TASK PROMPT:
Set the listing down again exactly, please, apart from its pictures.

DATA BLOCK:

++++++++++++++++++++

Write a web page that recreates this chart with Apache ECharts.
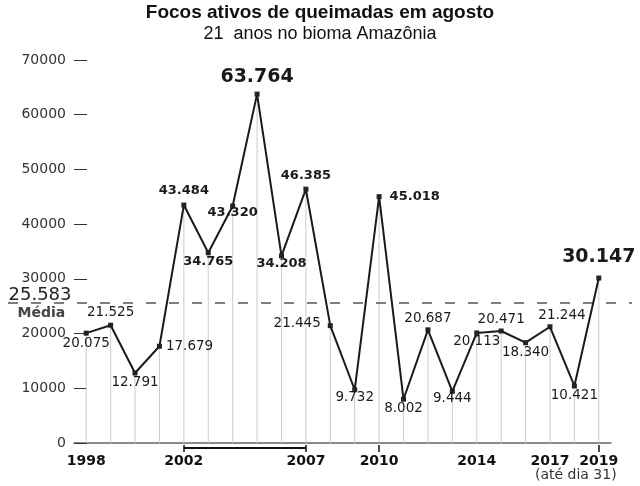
<!DOCTYPE html>
<html><head><meta charset="utf-8">
<script src="https://cdn.jsdelivr.net/npm/echarts@6/dist/echarts.min.js"></script>
<style>html,body{margin:0;padding:0;background:#fff}#c{width:640px;height:486px}</style>
</head><body><div id="c"></div>
<script>
// ---- data ----
const years = ['1998','1999','2000','2001','2002','2003','2004','2005','2006','2007','2008','2009','2010','2011','2012','2013','2014','2015','2016','2017','2018','2019'];
const focos = [20075, 21525, 12791, 17679, 43484, 34765, 43320, 63764, 34208, 46385, 21445, 9732, 45018, 8002, 20687, 9444, 20113, 20471, 18340, 21244, 10421, 30147];
const media = 25583;
const yTickValues = [0, 10000, 20000, 30000, 40000, 50000, 60000, 70000];
const shownYears = ['1998','2002','2007','2010','2014','2017','2019'];
const tickYears = ['2002','2007','2010','2019'];
const bracketFrom = '2002', bracketTo = '2007';
const title = 'Focos ativos de queimadas em agosto';
const subtitle = '21  anos no bioma Amazônia';
const footNote = '(até dia 31)';
const mediaLabel = 'Média';

// ---- label styling (not data) ----
const labelPlace = ['bottom','top','bottom','right','top','bottom','bottom','top','bottom','top','left','bottom','right','bottom','top','bottom','bottom','top','bottom','top','bottom','top'];
const labelDist  = [1,3,0,4,5,0,-2,5,-1,5,7,-2,8,0,2,-2,-1,2,0,2,0,9];
const boldIdx = [4,5,6,8,9,12];
const bigIdx = [7,21];

function fmt(v){ return String(v).replace(/\B(?=(\d{3})+(?!\d))/g,'.'); }

const F = 'DejaVu Sans';
const chart = echarts.init(document.getElementById('c'));

const lineData = focos.map((v,i)=>{
  const big = bigIdx.includes(i), bold = boldIdx.includes(i);
  return {
    value: v,
    label: {
      show: true,
      formatter: p => fmt(p.value),
      position: labelPlace[i],
      distance: labelDist[i],
      offset: i===19 ? [12,0] : (i===10 ? [0,-2] : [0,0]),
      fontFamily: F,
      fontSize: big ? 19 : (bold ? 13 : 13.5),
      fontWeight: (big||bold) ? 'bold' : 'normal',
      color: '#1a1a1a'
    }
  };
});

const bracketData = years.map(y => (y>=bracketFrom && y<=bracketTo) ? 1 : null);

chart.setOption({
  backgroundColor: '#fff',
  animation: false,
  title: {
    text: title, subtext: subtitle, left: 'center', top: -2, itemGap: 3,
    textStyle: {fontFamily: 'Liberation Sans', fontSize: 19, fontWeight: 'bold', color: '#111'},
    subtextStyle: {fontFamily: 'Liberation Sans', fontSize: 18, color: '#111'}
  },
  grid: [
    {left: 74, right: 29, top: 60, bottom: 43},
    {left: 8, right: 8, top: 60, bottom: 43},
    {left: 74, right: 29, top: 448, bottom: 34}
  ],
  xAxis: [
    {
      type: 'category', data: years, boundaryGap: true, gridIndex: 0,
      axisLine: {show: true, lineStyle: {color: '#666', width: 1.5}},
      axisTick: {show: false},
      splitLine: {show: false},
      axisLabel: {
        interval: (i, v) => shownYears.includes(v),
        fontFamily: F, fontSize: 14, fontWeight: 'bold', color: '#111', margin: 11
      }
    },
    {type: 'value', gridIndex: 1, min: 0, max: 1, show: false},
    {
      type: 'category', data: years, boundaryGap: true, gridIndex: 2,
      axisLine: {show: false},
      axisTick: {show: true, inside: true, length: 7, alignWithLabel: true,
        interval: (i, v) => tickYears.includes(v),
        lineStyle: {color: '#111', width: 1.5}},
      axisLabel: {
        interval: (i, v) => v === '2019',
        formatter: () => footNote,
        fontFamily: F, fontSize: 14, color: '#333', margin: 16,
        padding: [0, 46, 0, 0]
      }
    }
  ],
  yAxis: [
    {
      type: 'value', gridIndex: 0, min: 0, max: 70000, interval: 10000,
      axisLine: {show: false},
      axisTick: {show: true, inside: true, length: 13, lineStyle: {color: '#333', width: 1}},
      splitLine: {show: false},
      axisLabel: {fontFamily: F, fontSize: 14, color: '#333', margin: 8,
        formatter: v => yTickValues.includes(v) ? String(v) : ''}
    },
    {type: 'value', gridIndex: 1, min: 0, max: 70000, show: false},
    {type: 'value', gridIndex: 2, min: 0, max: 1, show: false}
  ],
  series: [
    {
      type: 'bar', xAxisIndex: 0, yAxisIndex: 0, data: focos, barWidth: 1,
      itemStyle: {color: '#cccccc'}, silent: true, z: 1
    },
    {
      type: 'line', xAxisIndex: 1, yAxisIndex: 1, z: 2, silent: true,
      data: [
        {value: [0, media], label: {
          show: true, position: 'right', distance: 0,
          formatter: '{a|' + fmt(media) + '}\n{b|' + mediaLabel + '}',
          rich: {
            a: {fontFamily: F, fontSize: 18, color: '#222', lineHeight: 20},
            b: {fontFamily: F, fontSize: 14, fontWeight: 'bold', color: '#444', lineHeight: 16, padding: [0,0,0,9]}
          }
        }},
        {value: [1, media]}
      ],
      symbol: 'circle', symbolSize: 1, showSymbol: true,
      itemStyle: {color: 'transparent'},
      lineStyle: {color: '#555', width: 1.5, type: [10, 13]}
    },
    {
      type: 'line', xAxisIndex: 0, yAxisIndex: 0, data: lineData, z: 5,
      symbol: 'rect', symbolSize: 5,
      itemStyle: {color: '#222'},
      lineStyle: {color: '#1a1a1a', width: 2}
    },
    {
      type: 'line', xAxisIndex: 2, yAxisIndex: 2, data: bracketData, z: 5,
      symbol: 'none', silent: true,
      lineStyle: {color: '#111', width: 2}
    }
  ]
});
</script></body></html>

++++++++++++++++++++

REPLY:
Write a web page that recreates this chart with Apache ECharts.
<!DOCTYPE html>
<html><head><meta charset="utf-8">
<script src="https://cdn.jsdelivr.net/npm/echarts@6/dist/echarts.min.js"></script>
<style>html,body{margin:0;padding:0;background:#fff}#c{width:640px;height:486px}</style>
</head><body><div id="c"></div>
<script>
// ---- data ----
const years = ['1998','1999','2000','2001','2002','2003','2004','2005','2006','2007','2008','2009','2010','2011','2012','2013','2014','2015','2016','2017','2018','2019'];
const focos = [20075, 21525, 12791, 17679, 43484, 34765, 43320, 63764, 34208, 46385, 21445, 9732, 45018, 8002, 20687, 9444, 20113, 20471, 18340, 21244, 10421, 30147];
const media = 25583;
const yTickValues = [0, 10000, 20000, 30000, 40000, 50000, 60000, 70000];
const shownYears = ['1998','2002','2007','2010','2014','2017','2019'];
const tickYears = ['2002','2007','2010','2019'];
const bracketFrom = '2002', bracketTo = '2007';
const title = 'Focos ativos de queimadas em agosto';
const subtitle = '21  anos no bioma Amazônia';
const footNote = '(até dia 31)';
const mediaLabel = 'Média';

// ---- label styling (not data) ----
const labelPlace = ['bottom','top','bottom','right','top','bottom','bottom','top','bottom','top','left','bottom','right','bottom','top','bottom','bottom','top','bottom','top','bottom','top'];
const labelDist  = [1,3,0,4,5,0,-2,5,-1,5,7,-2,8,0,2,-2,-1,2,0,2,0,9];
const boldIdx = [4,5,6,8,9,12];
const bigIdx = [7,21];

function fmt(v){ return String(v).replace(/\B(?=(\d{3})+(?!\d))/g,'.'); }

const F = 'DejaVu Sans';
const chart = echarts.init(document.getElementById('c'));

const lineData = focos.map((v,i)=>{
  const big = bigIdx.includes(i), bold = boldIdx.includes(i);
  return {
    value: v,
    label: {
      show: true,
      formatter: p => fmt(p.value),
      position: labelPlace[i],
      distance: labelDist[i],
      offset: i===19 ? [12,0] : (i===10 ? [0,-2] : [0,0]),
      fontFamily: F,
      fontSize: big ? 19 : (bold ? 13 : 13.5),
      fontWeight: (big||bold) ? 'bold' : 'normal',
      color: '#1a1a1a'
    }
  };
});

const bracketData = years.map(y => (y>=bracketFrom && y<=bracketTo) ? 1 : null);

chart.setOption({
  backgroundColor: '#fff',
  animation: false,
  title: {
    text: title, subtext: subtitle, left: 'center', top: -2, itemGap: 3,
    textStyle: {fontFamily: 'Liberation Sans', fontSize: 19, fontWeight: 'bold', color: '#111'},
    subtextStyle: {fontFamily: 'Liberation Sans', fontSize: 18, color: '#111'}
  },
  grid: [
    {left: 74, right: 29, top: 60, bottom: 43},
    {left: 8, right: 8, top: 60, bottom: 43},
    {left: 74, right: 29, top: 448, bottom: 34}
  ],
  xAxis: [
    {
      type: 'category', data: years, boundaryGap: true, gridIndex: 0,
      axisLine: {show: true, lineStyle: {color: '#666', width: 1.5}},
      axisTick: {show: false},
      splitLine: {show: false},
      axisLabel: {
        interval: (i, v) => shownYears.includes(v),
        fontFamily: F, fontSize: 14, fontWeight: 'bold', color: '#111', margin: 11
      }
    },
    {type: 'value', gridIndex: 1, min: 0, max: 1, show: false},
    {
      type: 'category', data: years, boundaryGap: true, gridIndex: 2,
      axisLine: {show: false},
      axisTick: {show: true, inside: true, length: 7, alignWithLabel: true,
        interval: (i, v) => tickYears.includes(v),
        lineStyle: {color: '#111', width: 1.5}},
      axisLabel: {
        interval: (i, v) => v === '2019',
        formatter: () => footNote,
        fontFamily: F, fontSize: 14, color: '#333', margin: 16,
        padding: [0, 46, 0, 0]
      }
    }
  ],
  yAxis: [
    {
      type: 'value', gridIndex: 0, min: 0, max: 70000, interval: 10000,
      axisLine: {show: false},
      axisTick: {show: true, inside: true, length: 13, lineStyle: {color: '#333', width: 1}},
      splitLine: {show: false},
      axisLabel: {fontFamily: F, fontSize: 14, color: '#333', margin: 8,
        formatter: v => yTickValues.includes(v) ? String(v) : ''}
    },
    {type: 'value', gridIndex: 1, min: 0, max: 70000, show: false},
    {type: 'value', gridIndex: 2, min: 0, max: 1, show: false}
  ],
  series: [
    {
      type: 'bar', xAxisIndex: 0, yAxisIndex: 0, data: focos, barWidth: 1,
      itemStyle: {color: '#cccccc'}, silent: true, z: 1
    },
    {
      type: 'line', xAxisIndex: 1, yAxisIndex: 1, z: 2, silent: true,
      data: [
        {value: [0, media], label: {
          show: true, position: 'right', distance: 0,
          formatter: '{a|' + fmt(media) + '}\n{b|' + mediaLabel + '}',
          rich: {
            a: {fontFamily: F, fontSize: 18, color: '#222', lineHeight: 20},
            b: {fontFamily: F, fontSize: 14, fontWeight: 'bold', color: '#444', lineHeight: 16, padding: [0,0,0,9]}
          }
        }},
        {value: [1, media]}
      ],
      symbol: 'circle', symbolSize: 1, showSymbol: true,
      itemStyle: {color: 'transparent'},
      lineStyle: {color: '#555', width: 1.5, type: [10, 13]}
    },
    {
      type: 'line', xAxisIndex: 0, yAxisIndex: 0, data: lineData, z: 5,
      symbol: 'rect', symbolSize: 5,
      itemStyle: {color: '#222'},
      lineStyle: {color: '#1a1a1a', width: 2}
    },
    {
      type: 'line', xAxisIndex: 2, yAxisIndex: 2, data: bracketData, z: 5,
      symbol: 'none', silent: true,
      lineStyle: {color: '#111', width: 2}
    }
  ]
});
</script></body></html>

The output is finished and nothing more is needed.